Define $$|e_0\rangle = \sqrt{\frac1d} \big(|\psi_1\rangle+ |\psi_2\rangle + \dots + |\psi_d\rangle\big).$$
Now observe, the occupation in this state is $$\operatorname{Tr}\big(|e_0\rangle\langle e_0|~\rho\big)=\langle e_0|\rho|e_0\rangle = \frac1d \sum_{k=1}^d \rho_d.$$
That sum is conveniently 1, so we have our first vector.
What about our next vector? Well suppose $d$ is even, consider
$$|e_1\rangle = \sqrt{\frac1d} \big(|\psi_1\rangle -|\psi_2\rangle + \dots - |\psi_d\rangle\big).$$
This is clearly orthogonal to $|e_1\rangle$, but it has the exact same sum when we form $
\operatorname{Tr}\big(|e_1\rangle\langle e_1|~\rho\big)

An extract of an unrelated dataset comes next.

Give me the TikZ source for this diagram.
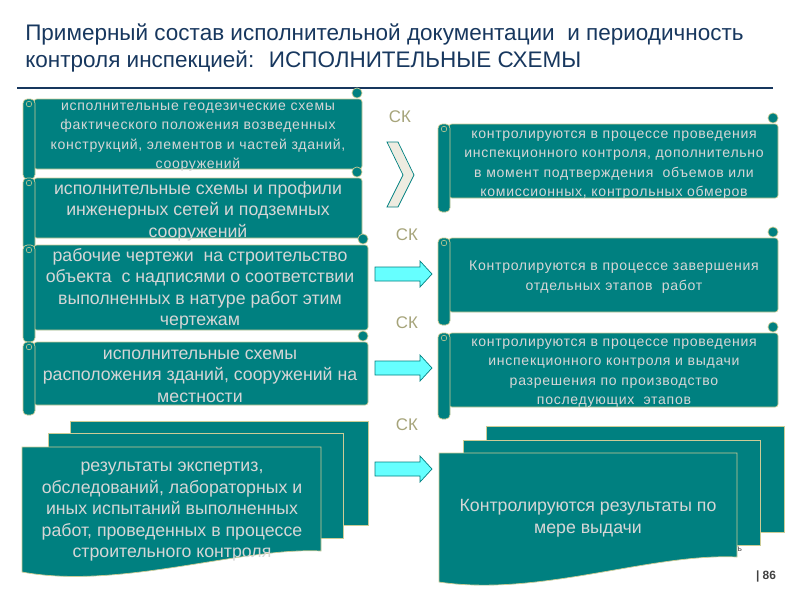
\documentclass[tikz,border=0pt]{standalone}
\usepackage{fontspec}
\setmainfont{Liberation Sans}
\newfontfamily\wide[LetterSpace=5]{Liberation Sans}
\definecolor{sea}{RGB}{0,128,128}
\definecolor{rim}{RGB}{204,204,150}
\definecolor{ink}{RGB}{214,214,214}
\definecolor{navy}{RGB}{23,55,94}
\definecolor{khaki}{RGB}{166,164,122}
\definecolor{aqua}{RGB}{102,255,255}
\definecolor{paper}{RGB}{238,236,225}
\tikzset{
  sea box/.style={fill=sea, draw=rim, line width=0.5pt},
  txt/.style={text=ink, align=center, inner sep=0pt, font=\fontsize{12.6}{15.3}\selectfont},
  small txt/.style={text=ink, align=center, inner sep=0pt, font=\wide\fontsize{10}{13.9}\selectfont},
  ck/.style={text=khaki, inner sep=0pt, font=\fontsize{12}{14}\selectfont},
  block arrow/.style={fill=aqua, draw=sea, line width=0.5pt},
}
% xL, top, right, body bottom, roll bottom
\newcommand{\scrollshape}[5]{%
  \filldraw[sea box, rounded corners=2pt] (#1+11,#2) -- (#3,#2) -- (#3,#4) -- (#1+11,#4) -- cycle;
  \filldraw[sea box, rounded corners=3pt] (#1,#2) rectangle (#1+12,#5);
  \filldraw[sea box] (#3-5,#2-6) circle (3.6pt);
  \draw[rim, line width=0.4pt] (#1+6,#2+5) circle (2pt);
}
\begin{document}
\begin{tikzpicture}[x=0.025cm, y=-0.025cm]
    \useasboundingbox (0,0) rectangle (800,600);

    \node[anchor=base west, text=navy, align=left, inner sep=0pt,
          font=\fontsize{16}{19.2}\selectfont] (title) at (25,67)
        {Примерный состав исполнительной документации \ и периодичность\\
         контроля инспекцией: \ ИСПОЛНИТЕЛЬНЫЕ СХЕМЫ};
    \draw[navy, line width=0.9pt] (17,88) -- (773,88);

    % left column
    \scrollshape{23}{99}{362}{169}{179}
    \node[small txt] (geo) at (198,137)
        {исполнительные геодезические схемы\\фактического положения возведенных\\конструкций, элементов и частей зданий,\\сооружений};
    \scrollshape{23}{178}{362}{238}{250}
    \node[txt] (nets) at (198,211)
        {исполнительные схемы и профили\\инженерных сетей и подземных\\сооружений};
    \scrollshape{23}{245}{368}{330}{342}
    \node[txt] (drawings) at (200,289)
        {рабочие чертежи \ на строительство\\объекта \ с надписями о соответствии\\выполненных в натуре работ этим\\чертежам};
    \scrollshape{23}{342}{368}{405}{415}
    \node[txt] (place) at (200,376)
        {исполнительные схемы\\расположения зданий, сооружений на\\местности};

    \filldraw[sea box] (70,421) rectangle (368,525);
    \filldraw[sea box] (48,433) rectangle (343,538);
    \filldraw[sea box] (22,447) -- (321,447) -- (321,551) .. controls (240,547) and (120,590) .. (22,572) -- cycle;
    \node[txt] (expert) at (172,512)
        {результаты экспертиз,\\обследований, лабораторных и\\иных испытаний выполненных\\работ, проведенных в процессе\\строительного контроля};

    % middle
    \node[ck] (ck1) at (400,117) {СК};
    \node[ck] (ck2) at (407,235) {СК};
    \node[ck] (ck3) at (407,323) {СК};
    \node[ck] (ck4) at (407,425) {СК};
    \filldraw[fill=paper, draw=sea, line width=0.5pt]
        (387,142) -- (398,142) -- (414,175) -- (398,207) -- (387,207) -- (403,175) -- cycle;
    \foreach \y in {274,368,469}
        \filldraw[block arrow] (375,\y-7) -- (420,\y-7) -- (420,\y-13) -- (432,\y)
            -- (420,\y+13) -- (420,\y+7) -- (375,\y+7) -- cycle;

    % right column
    \scrollshape{438}{124}{778}{198}{212}
    \node[small txt] (ctrl1) at (614,165)
        {контролируются в процессе проведения\\инспекционного контроля, дополнительно\\в момент подтверждения \ объемов или\\комиссионных, контрольных обмеров};
    \scrollshape{438}{238}{778}{312}{325}
    \node[small txt] (ctrl2) at (614,277)
        {Контролируются в процессе завершения\\отдельных этапов \ работ};
    \scrollshape{438}{333}{778}{407}{419}
    \node[small txt] (ctrl3) at (614,373)
        {контролируются в процессе проведения\\инспекционного контроля и выдачи\\разрешения по производство\\последующих \ этапов};

    \node[text=black!70, inner sep=0pt, font=\fontsize{6}{7}\selectfont] (foot) at (738,549) {ть};
    \filldraw[sea box] (486,426) rectangle (784,532);
    \filldraw[sea box] (463,440) rectangle (760,545);
    \filldraw[sea box] (439,453) -- (737,453) -- (737,557) .. controls (650,553) and (540,597) .. (439,582) -- cycle;
    \node[txt] (results) at (588,518)
        {Контролируются результаты по\\мере выдачи};

    \node[text=black!75, inner sep=0pt, font=\bfseries\fontsize{8.5}{10}\selectfont] (page) at (766,576) {| 86};
\end{tikzpicture}
\end{document}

$ so we have our second vector.
Can also try going $1,i,-1,-i$ and if $d$ is divisible by 4, this will be orthogonal to both of the above and will generate the same $1/d$.
In fact, any phase factors leading the terms will allow us to get the same $1/d$ and so the only thing we have to focus on is orthogonality. So the basic idea there is just that this discrete Fourier transform arrangement does the job well. Indeed both of the above are special cases of this. If you have a sum of nth roots of unity, the finite geometric series formula automatically forces the sum to be zero, which you can kind of intuit because that sum calculates the center of mass of a bunch of masses evenly spread out on a ring of radius one around an origin. This basic rule gives you your Kronecker delta for your overlap integrals $\langle e_i | e_k\rangle =\delta_{ik}$, so you have orthogonality and you have the trivial probability $1/d$ and everything is good.